> _RECORD LIST_:
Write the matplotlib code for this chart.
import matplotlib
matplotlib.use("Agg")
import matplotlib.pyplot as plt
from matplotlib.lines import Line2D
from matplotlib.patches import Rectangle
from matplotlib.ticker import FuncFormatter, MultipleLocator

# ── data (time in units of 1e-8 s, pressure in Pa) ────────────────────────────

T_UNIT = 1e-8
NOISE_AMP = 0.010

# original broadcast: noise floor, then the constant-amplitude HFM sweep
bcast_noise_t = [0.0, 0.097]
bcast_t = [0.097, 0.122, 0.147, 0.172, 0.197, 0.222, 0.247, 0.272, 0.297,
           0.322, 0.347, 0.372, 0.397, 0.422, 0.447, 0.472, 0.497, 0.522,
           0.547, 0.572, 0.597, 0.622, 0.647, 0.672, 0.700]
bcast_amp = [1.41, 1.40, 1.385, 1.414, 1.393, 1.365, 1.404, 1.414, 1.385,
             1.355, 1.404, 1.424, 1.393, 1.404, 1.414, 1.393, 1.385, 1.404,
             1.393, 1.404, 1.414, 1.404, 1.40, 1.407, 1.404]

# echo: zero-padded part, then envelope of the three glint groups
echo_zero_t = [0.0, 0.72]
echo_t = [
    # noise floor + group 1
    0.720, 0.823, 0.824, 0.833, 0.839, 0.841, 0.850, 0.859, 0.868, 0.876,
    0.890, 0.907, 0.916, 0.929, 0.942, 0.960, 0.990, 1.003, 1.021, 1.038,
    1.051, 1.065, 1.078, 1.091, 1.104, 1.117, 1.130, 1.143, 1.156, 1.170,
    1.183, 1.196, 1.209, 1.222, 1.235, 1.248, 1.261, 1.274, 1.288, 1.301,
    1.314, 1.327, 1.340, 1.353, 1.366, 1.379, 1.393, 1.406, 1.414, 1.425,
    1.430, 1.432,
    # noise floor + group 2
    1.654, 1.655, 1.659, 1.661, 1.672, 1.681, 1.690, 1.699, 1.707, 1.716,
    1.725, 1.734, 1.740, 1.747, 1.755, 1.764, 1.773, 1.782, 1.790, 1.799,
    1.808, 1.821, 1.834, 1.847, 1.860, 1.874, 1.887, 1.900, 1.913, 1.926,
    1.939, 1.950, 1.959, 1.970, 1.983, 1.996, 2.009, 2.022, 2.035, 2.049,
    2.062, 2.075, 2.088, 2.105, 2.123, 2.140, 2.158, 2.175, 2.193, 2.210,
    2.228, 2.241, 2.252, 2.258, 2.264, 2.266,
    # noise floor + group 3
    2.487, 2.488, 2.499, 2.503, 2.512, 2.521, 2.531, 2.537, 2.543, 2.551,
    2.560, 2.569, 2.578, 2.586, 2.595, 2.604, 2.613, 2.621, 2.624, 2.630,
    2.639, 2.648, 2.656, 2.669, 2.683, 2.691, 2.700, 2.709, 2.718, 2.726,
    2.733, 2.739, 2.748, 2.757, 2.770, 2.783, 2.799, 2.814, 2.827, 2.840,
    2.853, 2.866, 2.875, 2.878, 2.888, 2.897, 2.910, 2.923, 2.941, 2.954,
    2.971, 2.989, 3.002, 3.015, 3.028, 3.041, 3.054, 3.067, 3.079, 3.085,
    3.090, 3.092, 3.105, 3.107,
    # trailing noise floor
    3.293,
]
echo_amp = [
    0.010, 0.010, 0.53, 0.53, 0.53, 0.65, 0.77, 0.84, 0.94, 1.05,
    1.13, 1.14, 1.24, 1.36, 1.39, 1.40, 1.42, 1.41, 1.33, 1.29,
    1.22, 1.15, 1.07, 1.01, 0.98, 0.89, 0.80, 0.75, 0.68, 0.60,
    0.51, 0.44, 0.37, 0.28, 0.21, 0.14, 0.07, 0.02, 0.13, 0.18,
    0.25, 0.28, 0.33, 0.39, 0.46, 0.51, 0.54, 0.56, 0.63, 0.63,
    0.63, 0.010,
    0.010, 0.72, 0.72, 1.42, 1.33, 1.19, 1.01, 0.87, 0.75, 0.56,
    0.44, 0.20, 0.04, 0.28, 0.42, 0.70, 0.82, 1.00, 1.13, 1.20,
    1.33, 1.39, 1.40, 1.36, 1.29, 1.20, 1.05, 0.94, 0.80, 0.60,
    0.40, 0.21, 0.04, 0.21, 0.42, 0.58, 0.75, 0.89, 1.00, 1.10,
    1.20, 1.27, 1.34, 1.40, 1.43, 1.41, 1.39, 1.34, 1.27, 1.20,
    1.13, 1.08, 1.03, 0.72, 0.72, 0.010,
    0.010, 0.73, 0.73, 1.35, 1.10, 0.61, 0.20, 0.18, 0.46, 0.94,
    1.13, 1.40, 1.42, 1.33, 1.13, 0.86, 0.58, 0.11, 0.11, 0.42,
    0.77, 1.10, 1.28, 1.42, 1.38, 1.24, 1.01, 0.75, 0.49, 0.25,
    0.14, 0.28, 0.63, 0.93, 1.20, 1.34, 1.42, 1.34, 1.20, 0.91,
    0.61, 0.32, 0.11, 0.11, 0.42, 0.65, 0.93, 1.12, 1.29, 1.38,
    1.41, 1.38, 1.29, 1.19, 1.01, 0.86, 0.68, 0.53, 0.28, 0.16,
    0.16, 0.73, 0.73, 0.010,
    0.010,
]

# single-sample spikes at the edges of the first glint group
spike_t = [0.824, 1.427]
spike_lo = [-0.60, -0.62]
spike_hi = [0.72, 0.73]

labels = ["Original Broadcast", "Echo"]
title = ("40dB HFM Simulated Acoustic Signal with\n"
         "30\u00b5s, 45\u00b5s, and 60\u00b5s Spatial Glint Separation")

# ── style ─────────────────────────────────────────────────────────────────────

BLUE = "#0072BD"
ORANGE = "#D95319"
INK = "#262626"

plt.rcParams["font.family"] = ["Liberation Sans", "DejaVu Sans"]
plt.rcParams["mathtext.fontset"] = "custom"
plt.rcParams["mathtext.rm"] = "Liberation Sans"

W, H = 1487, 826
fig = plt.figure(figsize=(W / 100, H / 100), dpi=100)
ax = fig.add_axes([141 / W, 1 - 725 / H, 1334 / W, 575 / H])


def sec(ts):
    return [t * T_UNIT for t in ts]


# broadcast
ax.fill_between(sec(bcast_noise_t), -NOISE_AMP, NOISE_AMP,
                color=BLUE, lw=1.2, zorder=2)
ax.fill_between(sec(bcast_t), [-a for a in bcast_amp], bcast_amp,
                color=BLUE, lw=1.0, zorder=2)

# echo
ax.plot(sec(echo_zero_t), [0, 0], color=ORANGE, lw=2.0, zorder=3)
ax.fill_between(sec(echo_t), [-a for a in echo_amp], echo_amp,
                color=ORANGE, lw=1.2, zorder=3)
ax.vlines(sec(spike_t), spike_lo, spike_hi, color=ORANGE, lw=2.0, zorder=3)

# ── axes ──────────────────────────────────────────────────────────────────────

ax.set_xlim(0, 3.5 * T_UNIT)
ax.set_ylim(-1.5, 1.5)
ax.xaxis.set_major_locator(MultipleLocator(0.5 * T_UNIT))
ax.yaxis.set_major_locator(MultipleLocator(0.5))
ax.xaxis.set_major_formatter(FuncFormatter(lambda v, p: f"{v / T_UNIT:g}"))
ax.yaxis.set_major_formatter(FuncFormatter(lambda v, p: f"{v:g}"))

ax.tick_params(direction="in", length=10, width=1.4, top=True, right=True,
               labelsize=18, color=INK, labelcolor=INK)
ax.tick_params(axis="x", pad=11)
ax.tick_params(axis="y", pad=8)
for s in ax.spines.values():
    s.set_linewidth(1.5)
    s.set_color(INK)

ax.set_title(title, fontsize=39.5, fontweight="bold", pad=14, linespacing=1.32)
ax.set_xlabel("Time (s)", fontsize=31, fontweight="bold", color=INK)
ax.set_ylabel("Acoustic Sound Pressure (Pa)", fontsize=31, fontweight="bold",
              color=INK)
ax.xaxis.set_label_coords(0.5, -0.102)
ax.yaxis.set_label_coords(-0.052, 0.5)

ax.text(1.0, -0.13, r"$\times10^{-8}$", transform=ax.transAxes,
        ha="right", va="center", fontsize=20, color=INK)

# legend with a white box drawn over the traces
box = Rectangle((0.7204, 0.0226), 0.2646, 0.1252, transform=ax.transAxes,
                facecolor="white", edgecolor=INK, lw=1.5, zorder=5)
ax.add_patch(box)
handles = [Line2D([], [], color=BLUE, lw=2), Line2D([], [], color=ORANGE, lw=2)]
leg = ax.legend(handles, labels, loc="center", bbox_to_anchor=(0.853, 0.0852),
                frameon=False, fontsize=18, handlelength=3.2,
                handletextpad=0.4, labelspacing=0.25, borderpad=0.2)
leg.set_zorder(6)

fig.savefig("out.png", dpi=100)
--
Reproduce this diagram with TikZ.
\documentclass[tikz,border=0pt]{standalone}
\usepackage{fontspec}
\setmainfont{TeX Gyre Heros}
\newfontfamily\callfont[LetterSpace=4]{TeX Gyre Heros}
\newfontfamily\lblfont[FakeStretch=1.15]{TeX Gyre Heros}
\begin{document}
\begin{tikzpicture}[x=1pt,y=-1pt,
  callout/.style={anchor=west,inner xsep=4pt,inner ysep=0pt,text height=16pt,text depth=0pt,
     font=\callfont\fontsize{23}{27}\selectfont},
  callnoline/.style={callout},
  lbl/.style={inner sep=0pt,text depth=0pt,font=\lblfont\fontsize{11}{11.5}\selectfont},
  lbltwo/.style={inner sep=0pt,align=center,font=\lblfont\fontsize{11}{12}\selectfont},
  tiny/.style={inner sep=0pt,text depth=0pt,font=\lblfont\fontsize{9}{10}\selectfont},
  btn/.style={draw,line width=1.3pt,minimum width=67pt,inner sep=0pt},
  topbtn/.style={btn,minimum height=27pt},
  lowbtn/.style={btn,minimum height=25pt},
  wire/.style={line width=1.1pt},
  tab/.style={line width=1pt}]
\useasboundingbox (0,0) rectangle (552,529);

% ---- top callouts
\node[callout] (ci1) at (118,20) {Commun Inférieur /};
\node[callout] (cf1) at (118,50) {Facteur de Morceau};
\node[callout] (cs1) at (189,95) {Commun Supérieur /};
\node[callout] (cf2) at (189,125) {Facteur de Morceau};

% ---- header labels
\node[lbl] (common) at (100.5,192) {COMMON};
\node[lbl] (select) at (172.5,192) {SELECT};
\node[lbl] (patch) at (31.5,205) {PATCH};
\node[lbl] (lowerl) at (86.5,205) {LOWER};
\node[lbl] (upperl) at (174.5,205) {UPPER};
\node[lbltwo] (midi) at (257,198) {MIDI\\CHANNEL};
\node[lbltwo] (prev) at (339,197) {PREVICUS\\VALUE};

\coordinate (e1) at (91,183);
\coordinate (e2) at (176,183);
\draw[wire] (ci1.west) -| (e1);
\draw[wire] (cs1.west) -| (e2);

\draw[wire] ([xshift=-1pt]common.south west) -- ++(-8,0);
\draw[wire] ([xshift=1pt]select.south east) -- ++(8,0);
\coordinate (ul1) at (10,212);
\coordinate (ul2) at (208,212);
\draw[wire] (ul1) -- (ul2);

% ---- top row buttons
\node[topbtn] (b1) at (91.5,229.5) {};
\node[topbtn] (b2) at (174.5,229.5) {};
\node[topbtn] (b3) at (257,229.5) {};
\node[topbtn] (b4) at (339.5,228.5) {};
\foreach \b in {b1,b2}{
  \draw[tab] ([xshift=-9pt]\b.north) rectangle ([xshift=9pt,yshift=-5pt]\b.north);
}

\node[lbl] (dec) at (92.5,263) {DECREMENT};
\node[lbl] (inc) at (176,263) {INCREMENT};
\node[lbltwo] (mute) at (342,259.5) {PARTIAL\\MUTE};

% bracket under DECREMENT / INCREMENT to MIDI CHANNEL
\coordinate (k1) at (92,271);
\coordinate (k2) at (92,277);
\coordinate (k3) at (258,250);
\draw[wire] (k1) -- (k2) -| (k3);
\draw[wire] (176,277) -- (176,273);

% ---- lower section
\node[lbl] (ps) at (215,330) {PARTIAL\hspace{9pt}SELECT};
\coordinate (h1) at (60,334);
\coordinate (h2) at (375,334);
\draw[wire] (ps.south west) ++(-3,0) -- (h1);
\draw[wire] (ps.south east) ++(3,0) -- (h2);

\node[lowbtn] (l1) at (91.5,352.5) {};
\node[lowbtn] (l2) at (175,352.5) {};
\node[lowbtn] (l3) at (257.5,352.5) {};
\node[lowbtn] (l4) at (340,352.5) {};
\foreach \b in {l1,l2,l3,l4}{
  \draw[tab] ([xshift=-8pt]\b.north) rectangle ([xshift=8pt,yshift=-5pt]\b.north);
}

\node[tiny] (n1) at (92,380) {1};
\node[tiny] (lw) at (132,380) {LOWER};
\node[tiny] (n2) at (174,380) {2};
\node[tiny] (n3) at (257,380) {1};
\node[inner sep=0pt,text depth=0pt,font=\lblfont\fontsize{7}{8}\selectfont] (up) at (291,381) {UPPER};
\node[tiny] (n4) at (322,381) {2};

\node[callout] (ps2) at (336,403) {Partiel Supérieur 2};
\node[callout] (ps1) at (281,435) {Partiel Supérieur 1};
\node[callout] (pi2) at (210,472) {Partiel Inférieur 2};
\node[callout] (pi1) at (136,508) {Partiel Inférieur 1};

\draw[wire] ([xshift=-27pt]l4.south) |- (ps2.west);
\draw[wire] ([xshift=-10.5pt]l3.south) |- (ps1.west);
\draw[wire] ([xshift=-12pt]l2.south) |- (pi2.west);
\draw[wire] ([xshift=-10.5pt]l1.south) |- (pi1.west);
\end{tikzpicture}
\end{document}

> _REQUIREMENT_: From the line with "Write the matplotlib code for this chart." through the line with "1.393, 1.404, 1.414, 1.404, 1.40, 1.407, 1.404]", repeat every line exactly, both ends included, and nothing outside that range.

> _TASK RESULT_:
Write the matplotlib code for this chart.
import matplotlib
matplotlib.use("Agg")
import matplotlib.pyplot as plt
from matplotlib.lines import Line2D
from matplotlib.patches import Rectangle
from matplotlib.ticker import FuncFormatter, MultipleLocator

# ── data (time in units of 1e-8 s, pressure in Pa) ────────────────────────────

T_UNIT = 1e-8
NOISE_AMP = 0.010

# original broadcast: noise floor, then the constant-amplitude HFM sweep
bcast_noise_t = [0.0, 0.097]
bcast_t = [0.097, 0.122, 0.147, 0.172, 0.197, 0.222, 0.247, 0.272, 0.297,
           0.322, 0.347, 0.372, 0.397, 0.422, 0.447, 0.472, 0.497, 0.522,
           0.547, 0.572, 0.597, 0.622, 0.647, 0.672, 0.700]
bcast_amp = [1.41, 1.40, 1.385, 1.414, 1.393, 1.365, 1.404, 1.414, 1.385,
             1.355, 1.404, 1.424, 1.393, 1.404, 1.414, 1.393, 1.385, 1.404,
             1.393, 1.404, 1.414, 1.404, 1.40, 1.407, 1.404]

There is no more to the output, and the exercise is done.